Et puis, il y a le scooter des vignes : un étonnant appareil qui permet à l’ouvrier de se déplacer de pied en pied, assis, face à la vigne, avec tout son matériel : un engin mis au point par une entreprise du Maine-et-Loire et qui a un bel avenir si les employés s’en saisissent. Car il n’est pas souhaitable d’imposer, il faut proposer. L’enjeu est d’alléger la pénibilité mais aussi de pouvoir durer dans son travail. Un sujet d’actualité.

Des ouvriers concernés ?

Le compte professionnel de prévention (C2P), actuellement en vigueur, prend en compte la pénibilité selon 6 facteurs. Deux retiennent notre attention : ceux liés au rythme du travail (dont la répétition d’un même geste) et ceux liés à un environnement physique agressif (dont les températures extrêmes). Les facteurs de risques professionnels sont caractérisés par une exposition du salarié au-delà de certains seuils. Ils doivent avoir une intensité et une durée minimales. 

Il n’est donc pas certain que l’ouvrier en viticulture satisfasse les facteurs de pénibilité car les seuils d’expositions ne sont pas atteints.
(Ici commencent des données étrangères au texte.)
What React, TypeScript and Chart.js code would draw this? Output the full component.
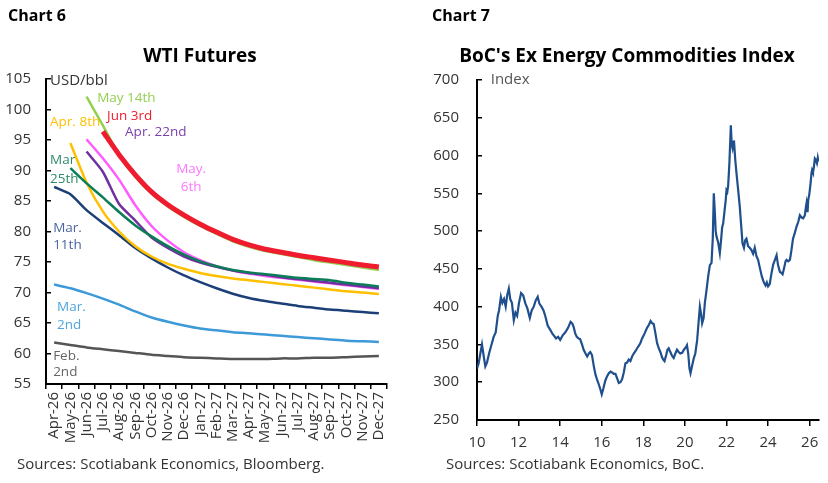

C’est ce que pense Gabriel Vialard à Haut-Bailly pour qui le facteur « répétition » aura du mal à être pris en compte : « ce geste répété se fait pendant une période de l’année seulement : c’est le cas pour la personne en poste sur le conditionnement dont le geste n’a pas été jugé suffisamment répétitif ». Et pour l’exposition aux températures extrêmes « ils ne cochent pas la case. Ils ne travaillent pas par exemple dans une chambre froide 7 h par jour ». Des propos que confirme Mickaël Nicolas de la « Prévention des Risques Professionnels en MSA Bourgogne ». « Si l’on peut constater qu’il y a des risques TMS, ceux-ci ne sont pas toujours pris en compte dans le C2P car la quantification est difficile ou les seuils pas atteints. Les ouvriers ne sont pas sur des postes à risques à temps plein ». Le projet de réforme des retraites, dans son état actuel, propose seulement d'abaisser les seuils d'acquisition de points pour le travail de nuit et pour le travail en équipes successives : rien qui ne concerne les ouvriers agricoles.